REST (Representational State Transfer) is an architectural style for designing networked applications, defined by Roy Fielding in his 2000 doctoral dissertation, that uses stateless, resource-oriented HTTP methods to enable communication between clients and servers.

REST organizes an API around resources — discrete entities identified by URLs. Clients interact with these resources using standard HTTP methods: GET to retrieve, POST to create, PUT to replace, PATCH to partially update, and DELETE to remove. Each request is self-contained — the server stores no client state between calls, which makes REST APIs inherently scalable and cacheable. Responses typically use 📝JSON, though the architecture is format-agnostic.

The six constraints that define REST are client-server separation, statelessness, cacheability, a uniform interface, layered system architecture, and optional code-on-demand. In practice, most APIs described as "RESTful" implement a pragmatic subset of these constraints rather than adhering strictly to Fielding's original formulation.

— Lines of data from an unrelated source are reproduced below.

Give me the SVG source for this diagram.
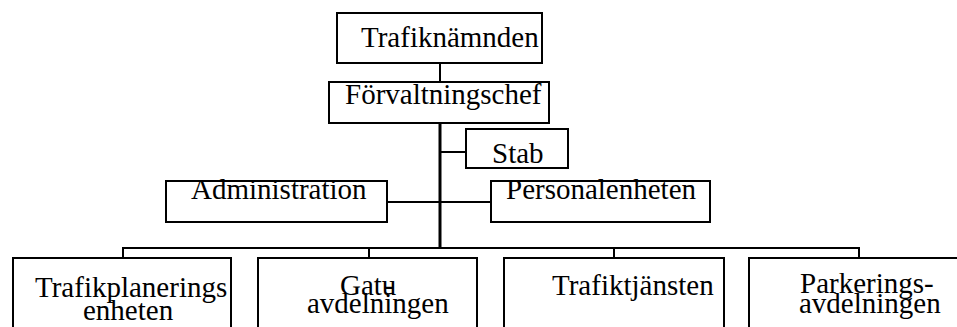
<svg xmlns="http://www.w3.org/2000/svg" width="957" height="327" viewBox="0 0 957 327">
<style>
.box{fill:#fff;stroke:#000;stroke-width:2}
.t{font-family:"Liberation Serif","Times New Roman",serif;font-size:29px;fill:#000}
.c{stroke:#000;stroke-width:2;fill:none}
.trunk{stroke:#000;stroke-width:3;fill:none}
</style>
<rect width="957" height="327" fill="#fff"/>
<g id="connectors">
<line class="c" x1="440" y1="63" x2="440" y2="82"/>
<line class="trunk" x1="440" y1="123" x2="440" y2="249"/>
<line class="c" x1="440" y1="152" x2="466" y2="152"/>
<line class="c" x1="387" y1="202" x2="491" y2="202"/>
<line class="c" x1="123" y1="248" x2="859" y2="248"/>
<line class="c" x1="123" y1="247" x2="123" y2="258"/>
<line class="c" x1="369" y1="247" x2="369" y2="258"/>
<line class="c" x1="614" y1="247" x2="614" y2="258"/>
<line class="c" x1="859" y1="247" x2="859" y2="258"/>
</g>
<g id="trafiknamnden"><rect class="box" x="337" y="13" width="205" height="50"/><text class="t" x="361" y="47">Trafiknämnden</text></g>
<g id="forvaltningschef"><rect class="box" x="329" y="82" width="220" height="41"/><text class="t" x="345" y="104">Förvaltningschef</text></g>
<g id="stab"><rect class="box" x="466" y="129" width="102" height="39"/><text class="t" x="492" y="163">Stab</text></g>
<g id="administration"><rect class="box" x="166" y="181" width="221" height="41"/><text class="t" x="191" y="199">Administration</text></g>
<g id="personalenheten"><rect class="box" x="491" y="181" width="219" height="41"/><text class="t" x="506" y="199">Personalenheten</text></g>
<g id="trafikplanering"><rect class="box" x="13" y="258" width="218" height="80"/><text class="t" x="35" y="297">Trafikplanerings</text><text class="t" x="83" y="320">enheten</text></g>
<g id="gatu"><rect class="box" x="258" y="258" width="219" height="80"/><text class="t" x="340" y="295">Gatu<tspan dx="-12">-</tspan></text><text class="t" x="307" y="313">avdelningen</text></g>
<g id="trafiktjansten"><rect class="box" x="504" y="258" width="220" height="80"/><text class="t" x="552" y="295">Trafiktjänsten</text></g>
<g id="parkering"><rect class="box" x="749" y="258" width="230" height="80"/><text class="t" x="800" y="293">Parkerings-</text><text class="t" x="799" y="313">avdelningen</text></g>
</svg>
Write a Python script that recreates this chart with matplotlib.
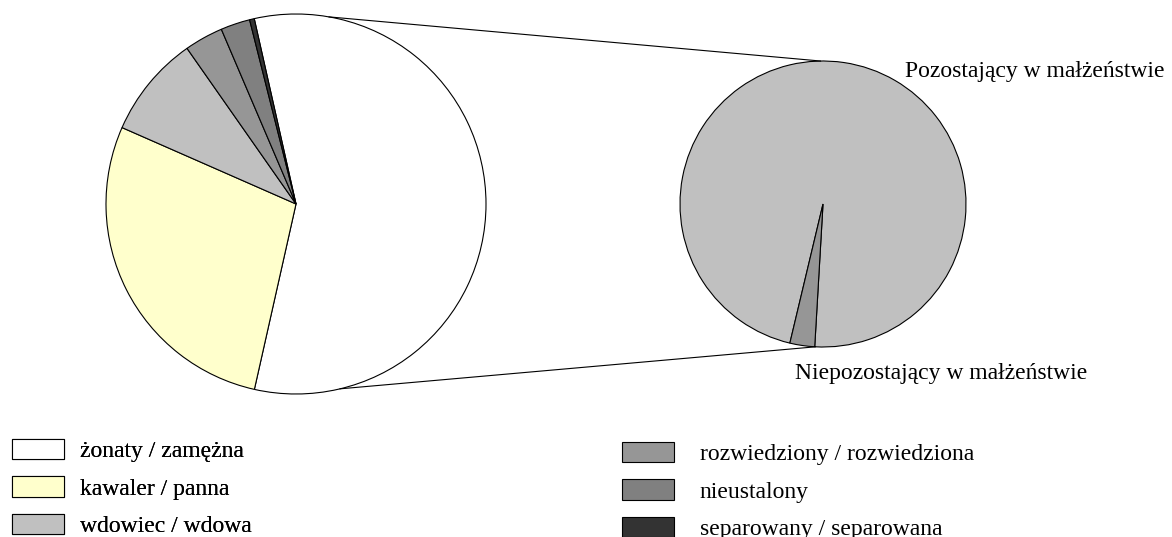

The uniform interface constraint — that resources are identified by URIs, manipulated through representations, and described by self-descriptive messages — is what gives REST its practical power and developer ergonomics.

REST dominates web API design because it maps naturally onto HTTP, requires no additional protocol layers, and is trivially consumable by any client that speaks HTTP. Alternatives like GraphQL and gRPC solve specific problems (over-fetching and performance, respectively), but REST remains the default for most web services, including identity providers like 📝Okta that expose their management and authentication APIs as RESTful endpoints. 📝SSO flows frequently rely on REST APIs for token exchange and user provisioning.